The demands made on spinning by this ever expanding trade were supplied from three sources: (1) the wives of farmers and other well to do people, (b) the wives of husbandmen and (c) women who depended wholly on spinning for their living, and who are therefore called here spinsters. The first care of the farmers’ wives was to provide woollen stuffs for the use of their families, but a certain proportion of their yarn found its way to the market. The clothiers at Salisbury who made the better grades of cloth were said to “buy their yarn of the finer kinds that come to the market at from 17d the lb. to 2s. 4d, made all of the finer sortes of our owne Welshire wool, and is spun by farmers’ wives and other of the better sorte of people within their owne houses, of whose names wee keep due Register and do write down with what cardes they promise us their several bundles of yarne are carded, and do find such people just in what they tell us, or can otherwise controule them when wee see the proofe of our cloth in the mill, ... and also some very few farmers’ wives who maie peradventure spinne sometimes a little of those sortes in their own houses and sell the same in the markett and is verie current without mixture of false wooll grease, etc.”[[215]]

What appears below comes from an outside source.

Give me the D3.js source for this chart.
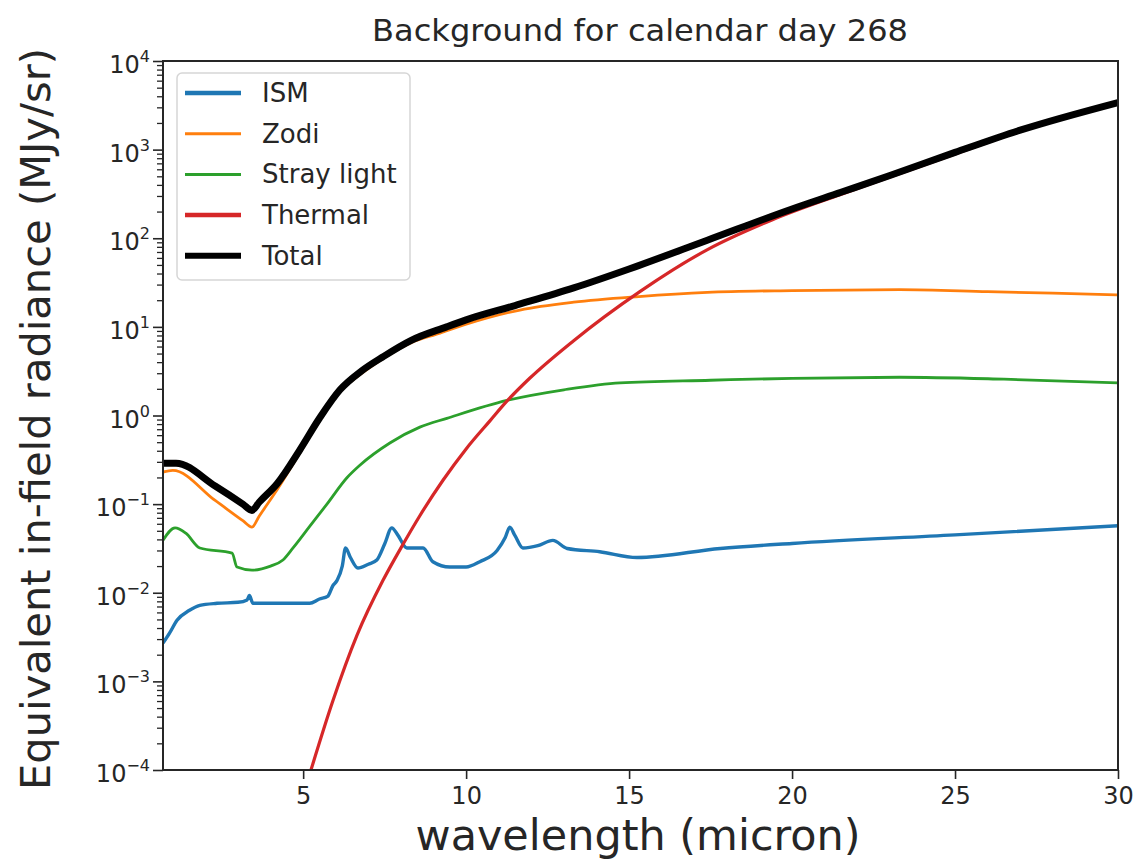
<!DOCTYPE html>
<html><head><meta charset="utf-8">
<script src="https://cdn.jsdelivr.net/npm/d3@7"></script>
<style>
body{margin:0;background:#fff}
svg{display:block}
text{font-family:"DejaVu Sans",sans-serif;fill:#262626}
</style>
</head><body>
<svg id="c" width="1138" height="862"></svg>
<script>
// ---------------- data ----------------
const seriesNames = ["ISM", "Zodi", "Stray light", "Thermal", "Total"];
const seriesColors = ["#1f77b4", "#ff7f0e", "#2ca02c", "#d62728", "#000000"];

const ismX = [0.7, 0.9, 1.13, 1.5, 1.83, 2.36, 3.0, 3.28, 3.35, 3.46, 4.2, 5.2, 5.5, 5.75, 5.91, 6.04, 6.2, 6.3, 6.45, 6.68, 7.0, 7.26, 7.5, 7.72, 7.9, 8.18, 8.68, 8.98, 9.5, 10.0, 10.42, 10.95, 11.2, 11.34, 11.5, 11.74, 12.2, 12.66, 13.1, 14.1, 15.24, 17.8, 20, 25, 30];
const ismY = [0.0027, 0.0035, 0.0049, 0.0063, 0.0072, 0.0076, 0.0078, 0.0083, 0.0093, 0.0076, 0.0076, 0.0076, 0.0085, 0.0091, 0.012, 0.0138, 0.020, 0.032, 0.025, 0.019, 0.021, 0.0234, 0.0355, 0.054, 0.045, 0.032, 0.032, 0.0224, 0.0195, 0.0195, 0.0224, 0.030, 0.042, 0.055, 0.044, 0.032, 0.034, 0.039, 0.0316, 0.029, 0.025, 0.0316, 0.036, 0.045, 0.057];

const zodiX = [0.7, 1.0, 2.3, 3.15, 3.43, 3.65, 4.2, 4.9, 5.5, 6.13, 6.8, 7.45, 8.3, 9.2, 10, 11.65, 13.3, 15.3, 17.4, 20, 23.3, 26, 28, 30];
const zodiY = [0.23, 0.24, 0.11, 0.065, 0.055, 0.073, 0.145, 0.38, 0.87, 1.86, 3.0, 4.4, 6.6, 8.5, 10.7, 15.5, 19, 22, 24.5, 25.7, 26.3, 25, 24, 23];

const strayX = [0.7, 1.07, 1.4, 1.83, 2.82, 2.97, 3.43, 4.0, 4.38, 4.69, 5.2, 5.73, 6.35, 6.74, 7.66, 8.58, 9.41, 11.25, 13, 14.72, 17.5, 20, 23.3, 26.5, 30];
const strayY = [0.039, 0.054, 0.047, 0.032, 0.028, 0.0195, 0.018, 0.020, 0.0234, 0.032, 0.056, 0.10, 0.20, 0.275, 0.49, 0.74, 0.93, 1.48, 1.95, 2.34, 2.5, 2.63, 2.7, 2.57, 2.34];

const thermX = [5.24, 5.91, 6.65, 7.45, 8.06, 8.58, 9.29, 10.0, 10.73, 11.25, 11.95, 13.28, 15.33, 17.39, 19.4, 21.47, 23, 25, 27, 30];
const thermY = [0.0001, 0.0006, 0.0033, 0.0138, 0.035, 0.074, 0.186, 0.42, 0.87, 1.45, 2.63, 6.9, 25, 74, 162, 310, 490, 890, 1620, 3300];

const totalX = [0.7, 1.1, 2.3, 3.15, 3.43, 3.65, 4.2, 4.9, 5.5, 6.13, 6.8, 7.45, 8.3, 9.4, 10, 11.5, 13.3, 15, 17.4, 20, 21.5, 23, 25, 27, 30];
const totalY = [0.29, 0.29, 0.16, 0.10, 0.085, 0.105, 0.17, 0.41, 0.93, 1.95, 3.2, 4.6, 7.0, 10, 12, 17.4, 27.5, 45, 95, 214, 330, 510, 930, 1660, 3400];

const xTicks = [5, 10, 15, 20, 25, 30];
const yExponents = [-4, -3, -2, -1, 0, 1, 2, 3, 4];
const titleText = "Background for calendar day 268";
const xLabel = "wavelength (micron)";
const yLabel = "Equivalent in-field radiance (MJy/sr)";

// ---------------- layout ----------------
const L = 163, R = 1118, T = 61, B = 770;
const svg = d3.select("#c");
const x = d3.scaleLinear().domain([0.7, 30]).range([L, R]);
const y = d3.scaleLog().domain([1e-4, 1e4]).range([B, T]);

svg.append("defs").append("clipPath").attr("id", "clip")
  .append("rect").attr("x", L).attr("y", T).attr("width", R - L).attr("height", B - T);

// lines
const seriesData = [
  {x: ismX, y: ismY, w: 3.4},
  {x: zodiX, y: zodiY, w: 2.8},
  {x: strayX, y: strayY, w: 2.8},
  {x: thermX, y: thermY, w: 3.2},
  {x: totalX, y: totalY, w: 7}
];
const line = d3.line().x(d => x(d[0])).y(d => y(d[1])).curve(d3.curveMonotoneX);
const gLines = svg.append("g").attr("clip-path", "url(#clip)");
seriesData.forEach((s, i) => {
  gLines.append("path")
    .attr("d", line(s.x.map((v, j) => [v, s.y[j]])))
    .attr("fill", "none")
    .attr("stroke", seriesColors[i])
    .attr("stroke-width", s.w)
    .attr("stroke-linejoin", "round")
    .attr("stroke-linecap", "butt");
});

// axes
const axisColor = "#262626";
const xAxis = d3.axisBottom(x).tickValues(xTicks).tickSize(9).tickPadding(8).tickFormat(d3.format("d"));
const gx = svg.append("g").attr("transform", `translate(0,${B})`).call(xAxis);
gx.select(".domain").remove();
gx.selectAll(".tick line").attr("stroke", axisColor).attr("stroke-width", 1.6);
gx.selectAll(".tick text").attr("font-size", 24).attr("font-family", "DejaVu Sans").attr("fill", axisColor);

// y major + minor ticks
const minorVals = [];
for (let e = -4; e < 4; e++) for (let k = 2; k <= 9; k++) minorVals.push(k * Math.pow(10, e));
const gy = svg.append("g").attr("transform", `translate(${L},0)`);
gy.call(d3.axisLeft(y).tickValues(minorVals).tickSize(6).tickFormat(""));
gy.select(".domain").remove();
gy.selectAll(".tick line").attr("stroke", axisColor).attr("stroke-width", 1.3);
const gy2 = svg.append("g").attr("transform", `translate(${L},0)`);
gy2.call(d3.axisLeft(y).tickValues(yExponents.map(e => Math.pow(10, e))).tickSize(10).tickFormat(""));
gy2.select(".domain").remove();
gy2.selectAll(".tick line").attr("stroke", axisColor).attr("stroke-width", 1.6);
yExponents.forEach(e => {
  const t = svg.append("text")
    .attr("x", L - 13).attr("y", y(Math.pow(10, e)) + 12)
    .attr("text-anchor", "end").attr("font-size", 24).attr("fill", axisColor);
  t.append("tspan").text("10");
  t.append("tspan").attr("dy", -11).attr("font-size", 16).text(e < 0 ? "\u2212" + (-e) : String(e));
});

// frame
svg.append("rect").attr("x", L).attr("y", T).attr("width", R - L).attr("height", B - T)
  .attr("fill", "none").attr("stroke", axisColor).attr("stroke-width", 2);

// title and labels
svg.append("text").attr("x", 640).attr("y", 41).attr("text-anchor", "middle")
  .attr("font-size", 30).attr("textLength", 536).attr("lengthAdjust", "spacingAndGlyphs").text(titleText);
svg.append("text").attr("x", 638).attr("y", 850).attr("text-anchor", "middle")
  .attr("font-size", 42).attr("textLength", 445).attr("lengthAdjust", "spacingAndGlyphs").text(xLabel);
svg.append("text").attr("transform", "translate(50,419) rotate(-90)").attr("text-anchor", "middle")
  .attr("font-size", 41).attr("textLength", 742).attr("lengthAdjust", "spacingAndGlyphs").text(yLabel);

// legend
const lg = svg.append("g");
lg.append("rect").attr("x", 177).attr("y", 73).attr("width", 233).attr("height", 207).attr("rx", 5)
  .attr("fill", "#fff").attr("fill-opacity", 0.85).attr("stroke", "#d6d6d6").attr("stroke-width", 1.5);
const legendW = [4.5, 3, 3, 4.5, 6];
seriesNames.forEach((n, i) => {
  const yy = 93 + i * 40.7;
  lg.append("line").attr("x1", 185).attr("x2", 241).attr("y1", yy).attr("y2", yy)
    .attr("stroke", seriesColors[i]).attr("stroke-width", legendW[i]);
  lg.append("text").attr("x", 262).attr("y", yy + 9).attr("font-size", 26).attr("fill", axisColor).text(n);
});
</script>
</body></html>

Probably a larger supply of yarn came from the families of husbandmen where wife and children devoted themselves to spinning through the long winter evenings. Children became proficient in the art at an early age, and could often spin a good thread when seven or eight years old. This subsidiary employment was not sufficient to supply the demand for yarn, and in the clothing counties numbers of women were withdrawn from agricultural occupations to depend wholly upon their earnings as spinsters.
The demand made by the woollen trade on the labour of children is shown by a report from the Justices of the Peace of the Boulton Division of the Hundred of Salford, ... “for apprentices there hath beene few found since our last certificate by reason of the greate tradeing of fustians and woollen cloth within the said division, by reason whereof the inhabitants have continuall employment for their children in spinning and other necessary labour about the same.”[[216]]
Those who gave out the wool and collected the yarn were called market spinners, but the qualifying term “market” is sometimes omitted, and when men are referred to as spinners it may be assumed that they are organising the work of the spinsters, and not engaged themselves in the process of spinning.[[217]] Though the demand for yarn generally exceeded the supply, wages for spinning remained low throughout the seventeenth century. A writer in the first half of the eighteenth century who urges the establishment of a nursery of spinners on the estate of an Irish landlord admits that their labour is “of all labour on wools the most sparingly paid for.”[[218]]
Wages for spinning are mentioned in only three of the extant Quarter Sessions’ Assessments, and it is not specified whether the material is wool or flax:
1654. Devon. 6d. per week with meat and drink, or 1s. 4d. without them.
1688. Bucks. Spinners shall not have by the day more than 4d. without meat and drink.
1714. Devon. 1s. per week with meat and drink, 2s. 6d. without them.
These rates are confirmed by entries in account books,[[219]] but it was more usual to pay by the piece. Though it is always more difficult to discover the possible earnings per day of women who are working by a piece rate in their own homes, it so happens that several of the writers who discuss labour questions in the woollen trade specially state that their estimates of the wages of spinners are based on full time. John Haynes quoted figures in 1715 which work out at nearly 1s. 6d. per week for the spinners of wool into stuffs for the Spanish Trade, and about 2s. 11d. for stockings,[[220]] another pamphlet gives 24s. as the wages of 9 spinsters for a week,[[221]] while in 1763 the author of the “Golden Fleece” quotes 2s. 3d. a week for Spanish wools.[[222]] Another pamphlet says that the wages in the fine woollen trade “being chiefly women and children, may amount, one with another to £6 per annum.”[[223]] A petition from the weavers, undated, but evidently presented during a season of bad trade, declares that “there are not less than a Million of poor unhappy objects, women and children only, who ... are employed in Spinning Yarn for the Woollen Manufacturers; Thousands of these have now no work at all, and all of them have suffered an Abatement of Wages; so that now a Poor Woman, perhaps a Mother of many Children, must work very hard to gain Three Pence or Three Pence Farthing per Day.”[[224]]
Though these wages provided no margin for the support of children, or other dependants, it was possible for a woman who could spin the better quality yarns to maintain herself in independence.